Prize Philanthropy Increasing in Popularity, Report Finds
Prize Philanthropy Increasing in Popularity
According to a new report from McKinsey & Company's social sector office, the use of prizes — and the money and recognition that come with them — is experiencing a renaissance in the nonprofit world and helping to spark innovative approaches to solving social problems, the Chronicle of Philanthropy reports.
Funded by the John Templeton Foundation, the report, And the Winner Is...Capturing the Promise of Philanthropic Prizes (124 pages, PDF), found that prizes for philanthropic-minded efforts have been increasing both in number and in size, and that a growing number of sponsors are funding prizes that address a broader range of issues than in the past.

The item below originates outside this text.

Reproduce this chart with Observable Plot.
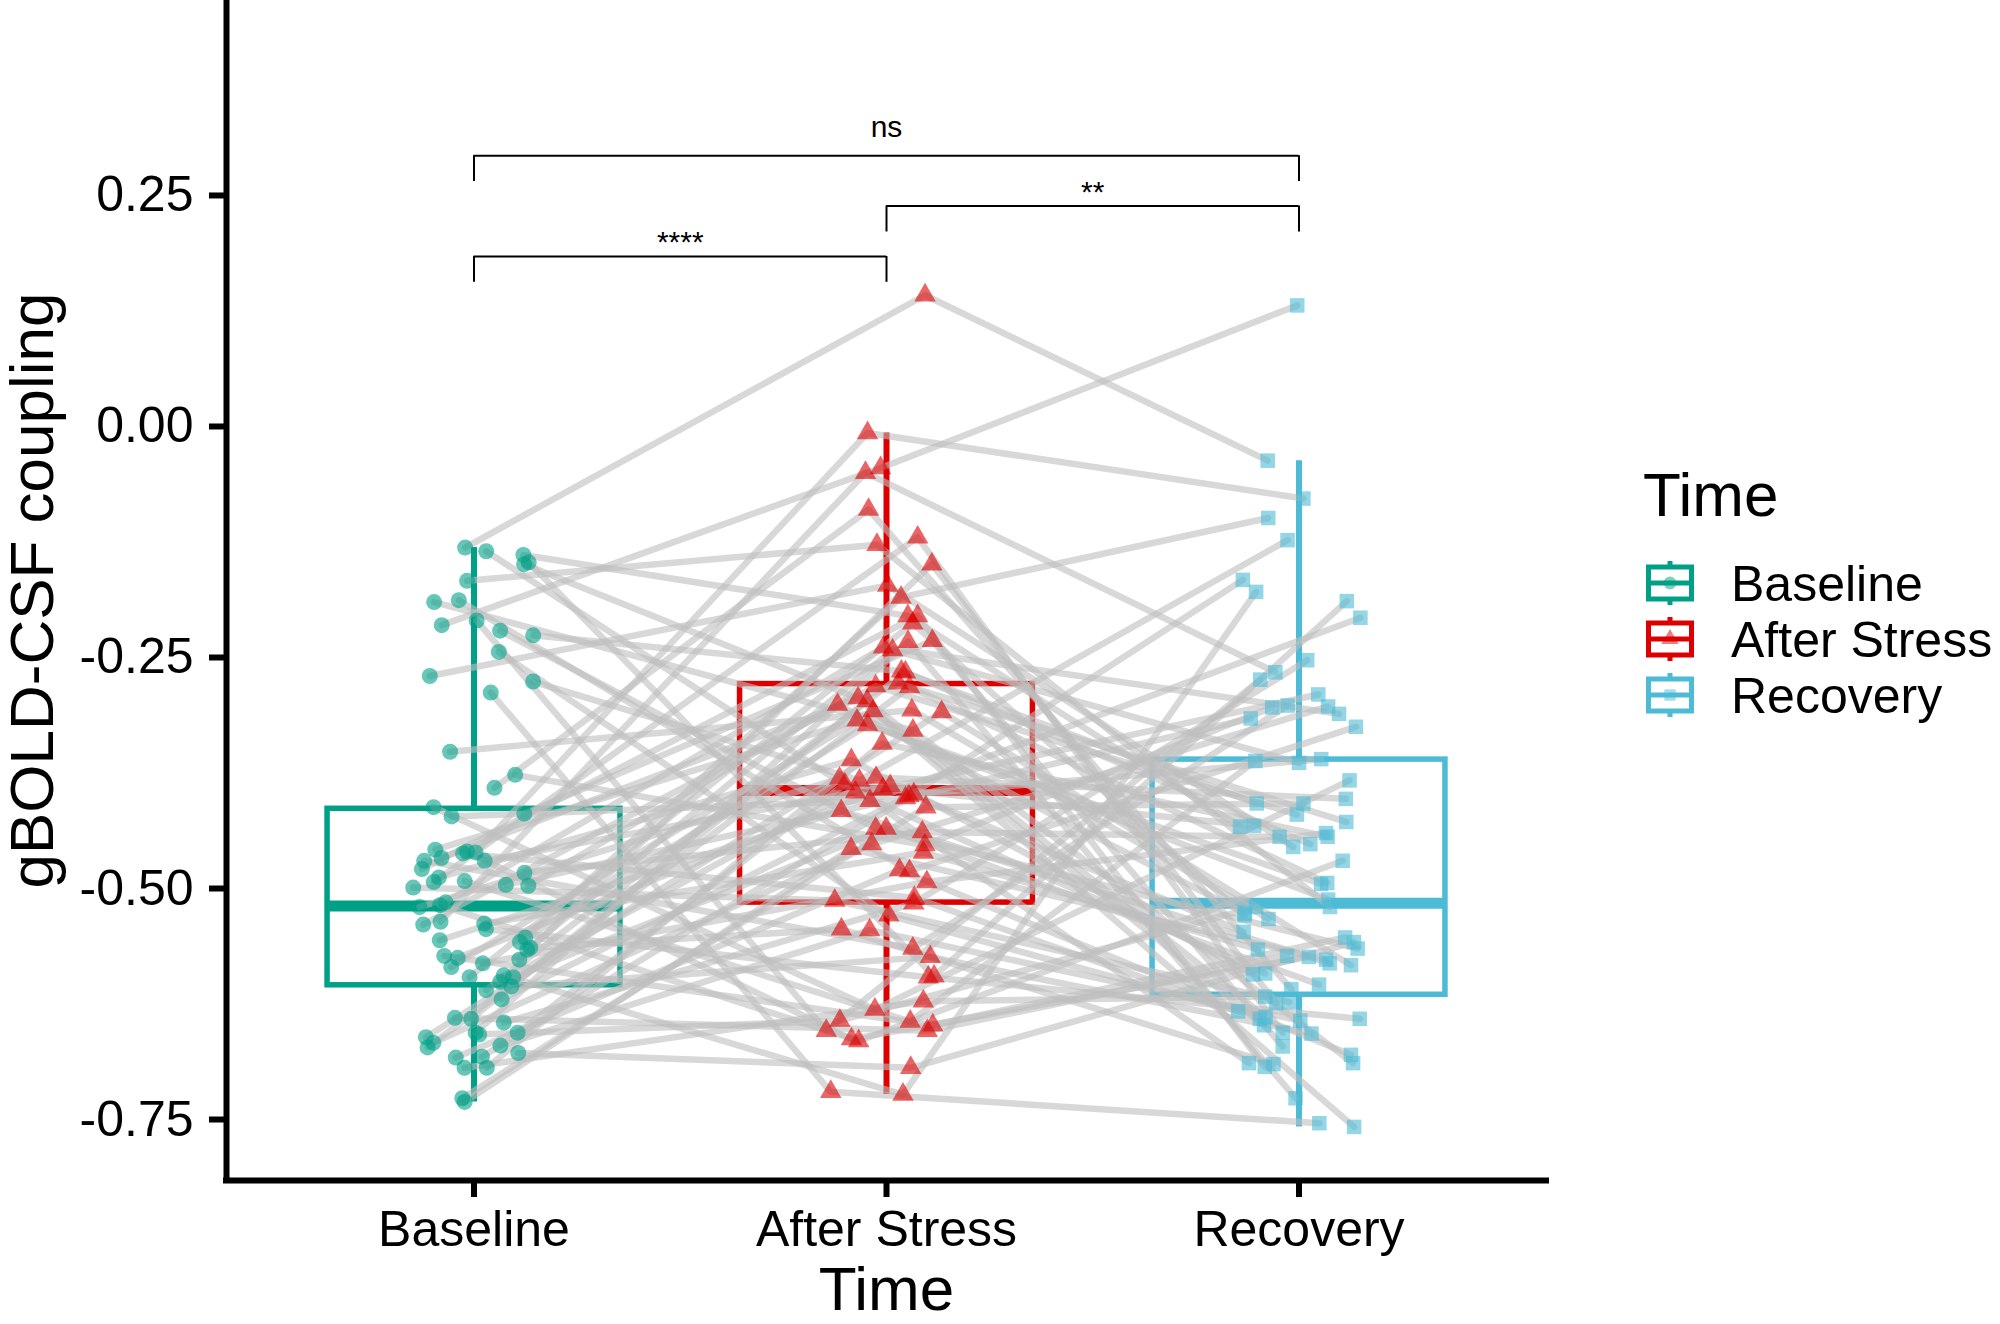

The report's authors attribute the boom in prize philanthropy to several factors, including the high profile of prizes created by venture philanthropists, entrepreneurs, and others who believe advocacy and grants have not been sufficient to solve certain social problems; new attitudes among social entrepreneurs to "shifting risk"; the networking characteristics of Web 2.0 technology; and growing interest in the potential of collaborative, open source approaches to combating poverty and other large-scale social problems.
The report tracked 219 prizes worth $100,000 or more and found that the total funds available through "big purse" prizes had more than tripled over the past decade, to more than $375 million. About sixty of the prizes had been created since 2000, while approximately seventy of them were funded by corporations, including Google and Progressive Insurance. The report also found that large prizes have been shifting away from the arts and humanities to newer areas, including aviation and space, climate change and the environment, and science and engineering.
While even larger prizes may be on the horizon, the report's authors warned that the growth in prize philanthropy has resulted in significant overlap and that quantity doesn't always signal quality. In most cases, the effectiveness of a prize was found to be due to a well-considered strategy, not the size of its purse.